Items –

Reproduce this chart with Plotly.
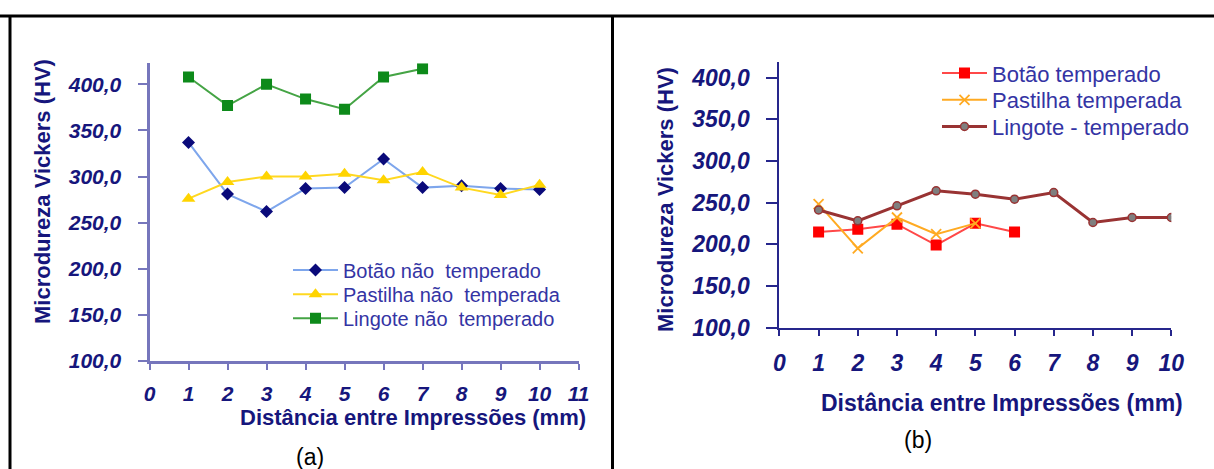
import plotly.graph_objects as go

W, H = 1214, 469

# ---------------- data ----------------
x_a = [1, 2, 3, 4, 5, 6, 7, 8, 9, 10]
botao_nt = [337, 281, 262, 287, 288, 319, 288, 290, 287, 286]
pastilha_nt = [276, 294, 300, 300, 303, 296, 305, 288, 280, 291]
x_lingote_nt = [1, 2, 3, 4, 5, 6, 7]
lingote_nt = [408, 377, 400, 384, 373, 408, 417]

x_botao_t = [1, 2, 3, 4, 5, 6]
botao_t = [214.5, 218, 224, 199, 225, 214.5]
x_pastilha_t = [1, 2, 3, 4, 5]
pastilha_t = [248, 195, 232, 212, 225]
x_lingote_t = [1, 2, 3, 4, 5, 6, 7, 8, 9, 10]
lingote_t = [241, 228, 246, 264, 260, 254, 262, 226, 232, 232]

y_ticks = [100, 150, 200, 250, 300, 350, 400]
x_ticks_a = list(range(0, 12))
x_ticks_b = list(range(0, 11))

names_a = ["Botão não  temperado", "Pastilha não  temperada", "Lingote não  temperado"]
names_b = ["Botão temperado", "Pastilha temperada", "Lingote - temperado"]
y_title = "Microdureza Vickers (HV)"
x_title = "Distância entre Impressões (mm)"

def px(x):
    return x / W

def py(y):
    return 1 - y / H

NAVY = "#16167c"
LEG_TXT = "#3434a4"
FONT = "Liberation Sans, Arial, sans-serif"

fig = go.Figure()

# Panel (a)
fig.add_trace(go.Scatter(x=x_a, y=botao_nt, name=names_a[0], mode="lines+markers",
                         line=dict(color="#7ea6ec", width=2),
                         marker=dict(symbol="diamond", size=10, color="#0a0a7a"),
                         xaxis="x", yaxis="y", legend="legend"))
fig.add_trace(go.Scatter(x=x_a, y=pastilha_nt, name=names_a[1], mode="lines+markers",
                         line=dict(color="#ffd820", width=2),
                         marker=dict(symbol="triangle-up", size=12, color="#ffd400"),
                         xaxis="x", yaxis="y", legend="legend2"))
fig.add_trace(go.Scatter(x=x_lingote_nt, y=lingote_nt, name=names_a[2], mode="lines+markers",
                         line=dict(color="#45a445", width=2),
                         marker=dict(symbol="square", size=11, color="#0d8a1a"),
                         xaxis="x", yaxis="y", legend="legend3"))

# Panel (b)
fig.add_trace(go.Scatter(x=x_botao_t, y=botao_t, name=names_b[0], mode="lines+markers",
                         line=dict(color="#ff4848", width=2),
                         marker=dict(symbol="square", size=11, color="#ff0000"),
                         xaxis="x2", yaxis="y2", legend="legend4"))
fig.add_trace(go.Scatter(x=x_pastilha_t, y=pastilha_t, name=names_b[1], mode="lines+markers",
                         line=dict(color="#ffaa22", width=2),
                         marker=dict(symbol="x-thin-open", size=10,
                                     line=dict(color="#8b2a2a", width=1.8)),
                         xaxis="x2", yaxis="y2", legend="legend5"))
fig.add_trace(go.Scatter(x=x_lingote_t, y=lingote_t, name=names_b[2], mode="lines+markers",
                         line=dict(color="#993333", width=3),
                         marker=dict(symbol="circle", size=8, color="#7f7f7f",
                                     line=dict(color="#993333", width=1.5)),
                         xaxis="x2", yaxis="y2", legend="legend6"))

tick_font_a = dict(family=FONT, size=21, color=NAVY, weight="bold", style="italic")
tick_font_b = dict(family=FONT, size=23, color=NAVY, weight="bold", style="italic")

AX_A = "#7676bc"
AX_B = "#26268c"

layout = dict(
    width=W, height=H,
    margin=dict(l=0, r=0, t=0, b=0, autoexpand=False),
    paper_bgcolor="white", plot_bgcolor="white",
    separators=",.",
    xaxis=dict(domain=[px(149.5), px(578.6)], range=[0, 11], anchor="y",
               tickvals=x_ticks_a, tickformat="d",
               showline=True, linecolor=AX_A, linewidth=3,
               ticks="outside", ticklen=6, tickwidth=2, tickcolor=AX_A,
               showgrid=False, zeroline=False, tickfont=tick_font_a,
               ticklabelstandoff=6),
    yaxis=dict(domain=[py(361), py(63.3)], range=[100, 422.8], anchor="x",
               tickvals=y_ticks, tickformat=".1f",
               showline=True, linecolor=AX_A, linewidth=3,
               ticks="outside", ticklen=9, tickwidth=2, tickcolor=AX_A,
               showgrid=False, zeroline=False, tickfont=tick_font_a,
               ticklabelstandoff=12),
    xaxis2=dict(domain=[px(779.4), px(1171.3)], range=[0, 10], anchor="y2",
                tickvals=x_ticks_b, tickformat="d",
                showline=True, linecolor=AX_B, linewidth=2,
                ticks="outside", ticklen=6, tickwidth=2, tickcolor=AX_B,
                showgrid=False, zeroline=False, tickfont=tick_font_b,
                ticklabelstandoff=8),
    yaxis2=dict(domain=[py(327.5), py(61.7)], range=[100, 419], anchor="x2",
                tickvals=y_ticks, tickformat=".1f",
                showline=True, linecolor=AX_B, linewidth=2,
                ticks="outside", ticklen=11, tickwidth=2, tickcolor=AX_B,
                showgrid=False, zeroline=False, tickfont=tick_font_b,
                ticklabelstandoff=12),
    showlegend=True,
)

def leg(xp, yp, size):
    return dict(x=px(xp), y=py(yp), xanchor="left", yanchor="middle",
                bgcolor="rgba(0,0,0,0)", borderwidth=0, itemwidth=45,
                font=dict(family=FONT, size=size, color=LEG_TXT),
                itemclick=False, itemdoubleclick=False)

layout["legend"] = leg(288, 270, 20)
layout["legend2"] = leg(288, 294.3, 20)
layout["legend3"] = leg(288, 318.3, 20)
layout["legend4"] = leg(937, 73.3, 22)
layout["legend5"] = leg(937, 100, 22)
layout["legend6"] = leg(937, 126.7, 22)

fig.update_layout(**layout)

title_font_a = dict(family=FONT, size=22, color=NAVY, weight="bold")
title_font_b = dict(family=FONT, size=23, color=NAVY, weight="bold")

ann = [
    dict(text=y_title, x=px(42), y=py(192), textangle=-90, font=title_font_a),
    dict(text=x_title, x=px(413), y=py(417), font=title_font_a),
    dict(text=y_title, x=px(666), y=py(199), textangle=-90, font=title_font_a),
    dict(text=x_title, x=px(1002), y=py(402.5), font=title_font_b),
    dict(text="(a)", x=px(310), y=py(457), font=dict(family=FONT, size=23, color="black")),
    dict(text="(b)", x=px(918), y=py(440), font=dict(family=FONT, size=23, color="black")),
]
for a in ann:
    a.update(xref="paper", yref="paper", showarrow=False, xanchor="center", yanchor="middle")
    fig.add_annotation(**a)

# table frame lines
for x0, y0, x1, y1 in [(0, 16, W, 16), (10, 16, 10, H), (612.5, 16, 612.5, H)]:
    fig.add_shape(type="line", xref="paper", yref="paper",
                  x0=px(x0), y0=py(y0), x1=px(x1), y1=py(y1),
                  line=dict(color="black", width=3))

fig.write_html("out.html", config={"displayModeBar": False},
               post_script="document.body.style.margin='0';document.body.style.padding='0';"
                           "document.body.style.overflow='hidden';")
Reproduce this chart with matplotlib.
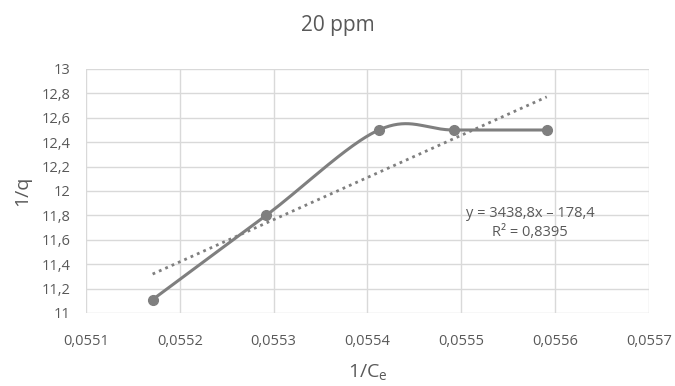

Required task – Repeat the material above in full and unchanged, minus its images.

Response to the task –
Reproduce this chart with Plotly.
import plotly.graph_objects as go

W, H = 1214, 469

# ---------------- data ----------------
x_a = [1, 2, 3, 4, 5, 6, 7, 8, 9, 10]
botao_nt = [337, 281, 262, 287, 288, 319, 288, 290, 287, 286]
pastilha_nt = [276, 294, 300, 300, 303, 296, 305, 288, 280, 291]
x_lingote_nt = [1, 2, 3, 4, 5, 6, 7]
lingote_nt = [408, 377, 400, 384, 373, 408, 417]

x_botao_t = [1, 2, 3, 4, 5, 6]
botao_t = [214.5, 218, 224, 199, 225, 214.5]
x_pastilha_t = [1, 2, 3, 4, 5]
pastilha_t = [248, 195, 232, 212, 225]
x_lingote_t = [1, 2, 3, 4, 5, 6, 7, 8, 9, 10]
lingote_t = [241, 228, 246, 264, 260, 254, 262, 226, 232, 232]

y_ticks = [100, 150, 200, 250, 300, 350, 400]
x_ticks_a = list(range(0, 12))
x_ticks_b = list(range(0, 11))

names_a = ["Botão não  temperado", "Pastilha não  temperada", "Lingote não  temperado"]
names_b = ["Botão temperado", "Pastilha temperada", "Lingote - temperado"]
y_title = "Microdureza Vickers (HV)"
x_title = "Distância entre Impressões (mm)"

def px(x):
    return x / W

def py(y):
    return 1 - y / H

NAVY = "#16167c"
LEG_TXT = "#3434a4"
FONT = "Liberation Sans, Arial, sans-serif"

fig = go.Figure()

# Panel (a)
fig.add_trace(go.Scatter(x=x_a, y=botao_nt, name=names_a[0], mode="lines+markers",
                         line=dict(color="#7ea6ec", width=2),
                         marker=dict(symbol="diamond", size=10, color="#0a0a7a"),
                         xaxis="x", yaxis="y", legend="legend"))
fig.add_trace(go.Scatter(x=x_a, y=pastilha_nt, name=names_a[1], mode="lines+markers",
                         line=dict(color="#ffd820", width=2),
                         marker=dict(symbol="triangle-up", size=12, color="#ffd400"),
                         xaxis="x", yaxis="y", legend="legend2"))
fig.add_trace(go.Scatter(x=x_lingote_nt, y=lingote_nt, name=names_a[2], mode="lines+markers",
                         line=dict(color="#45a445", width=2),
                         marker=dict(symbol="square", size=11, color="#0d8a1a"),
                         xaxis="x", yaxis="y", legend="legend3"))

# Panel (b)
fig.add_trace(go.Scatter(x=x_botao_t, y=botao_t, name=names_b[0], mode="lines+markers",
                         line=dict(color="#ff4848", width=2),
                         marker=dict(symbol="square", size=11, color="#ff0000"),
                         xaxis="x2", yaxis="y2", legend="legend4"))
fig.add_trace(go.Scatter(x=x_pastilha_t, y=pastilha_t, name=names_b[1], mode="lines+markers",
                         line=dict(color="#ffaa22", width=2),
                         marker=dict(symbol="x-thin-open", size=10,
                                     line=dict(color="#8b2a2a", width=1.8)),
                         xaxis="x2", yaxis="y2", legend="legend5"))
fig.add_trace(go.Scatter(x=x_lingote_t, y=lingote_t, name=names_b[2], mode="lines+markers",
                         line=dict(color="#993333", width=3),
                         marker=dict(symbol="circle", size=8, color="#7f7f7f",
                                     line=dict(color="#993333", width=1.5)),
                         xaxis="x2", yaxis="y2", legend="legend6"))

tick_font_a = dict(family=FONT, size=21, color=NAVY, weight="bold", style="italic")
tick_font_b = dict(family=FONT, size=23, color=NAVY, weight="bold", style="italic")

AX_A = "#7676bc"
AX_B = "#26268c"

layout = dict(
    width=W, height=H,
    margin=dict(l=0, r=0, t=0, b=0, autoexpand=False),
    paper_bgcolor="white", plot_bgcolor="white",
    separators=",.",
    xaxis=dict(domain=[px(149.5), px(578.6)], range=[0, 11], anchor="y",
               tickvals=x_ticks_a, tickformat="d",
               showline=True, linecolor=AX_A, linewidth=3,
               ticks="outside", ticklen=6, tickwidth=2, tickcolor=AX_A,
               showgrid=False, zeroline=False, tickfont=tick_font_a,
               ticklabelstandoff=6),
    yaxis=dict(domain=[py(361), py(63.3)], range=[100, 422.8], anchor="x",
               tickvals=y_ticks, tickformat=".1f",
               showline=True, linecolor=AX_A, linewidth=3,
               ticks="outside", ticklen=9, tickwidth=2, tickcolor=AX_A,
               showgrid=False, zeroline=False, tickfont=tick_font_a,
               ticklabelstandoff=12),
    xaxis2=dict(domain=[px(779.4), px(1171.3)], range=[0, 10], anchor="y2",
                tickvals=x_ticks_b, tickformat="d",
                showline=True, linecolor=AX_B, linewidth=2,
                ticks="outside", ticklen=6, tickwidth=2, tickcolor=AX_B,
                showgrid=False, zeroline=False, tickfont=tick_font_b,
                ticklabelstandoff=8),
    yaxis2=dict(domain=[py(327.5), py(61.7)], range=[100, 419], anchor="x2",
                tickvals=y_ticks, tickformat=".1f",
                showline=True, linecolor=AX_B, linewidth=2,
                ticks="outside", ticklen=11, tickwidth=2, tickcolor=AX_B,
                showgrid=False, zeroline=False, tickfont=tick_font_b,
                ticklabelstandoff=12),
    showlegend=True,
)

def leg(xp, yp, size):
    return dict(x=px(xp), y=py(yp), xanchor="left", yanchor="middle",
                bgcolor="rgba(0,0,0,0)", borderwidth=0, itemwidth=45,
                font=dict(family=FONT, size=size, color=LEG_TXT),
                itemclick=False, itemdoubleclick=False)

layout["legend"] = leg(288, 270, 20)
layout["legend2"] = leg(288, 294.3, 20)
layout["legend3"] = leg(288, 318.3, 20)
layout["legend4"] = leg(937, 73.3, 22)
layout["legend5"] = leg(937, 100, 22)
layout["legend6"] = leg(937, 126.7, 22)

fig.update_layout(**layout)

title_font_a = dict(family=FONT, size=22, color=NAVY, weight="bold")
title_font_b = dict(family=FONT, size=23, color=NAVY, weight="bold")

ann = [
    dict(text=y_title, x=px(42), y=py(192), textangle=-90, font=title_font_a),
    dict(text=x_title, x=px(413), y=py(417), font=title_font_a),
    dict(text=y_title, x=px(666), y=py(199), textangle=-90, font=title_font_a),
    dict(text=x_title, x=px(1002), y=py(402.5), font=title_font_b),
    dict(text="(a)", x=px(310), y=py(457), font=dict(family=FONT, size=23, color="black")),
    dict(text="(b)", x=px(918), y=py(440), font=dict(family=FONT, size=23, color="black")),
]
for a in ann:
    a.update(xref="paper", yref="paper", showarrow=False, xanchor="center", yanchor="middle")
    fig.add_annotation(**a)

# table frame lines
for x0, y0, x1, y1 in [(0, 16, W, 16), (10, 16, 10, H), (612.5, 16, 612.5, H)]:
    fig.add_shape(type="line", xref="paper", yref="paper",
                  x0=px(x0), y0=py(y0), x1=px(x1), y1=py(y1),
                  line=dict(color="black", width=3))

fig.write_html("out.html", config={"displayModeBar": False},
               post_script="document.body.style.margin='0';document.body.style.padding='0';"
                           "document.body.style.overflow='hidden';")
Reproduce this chart with matplotlib.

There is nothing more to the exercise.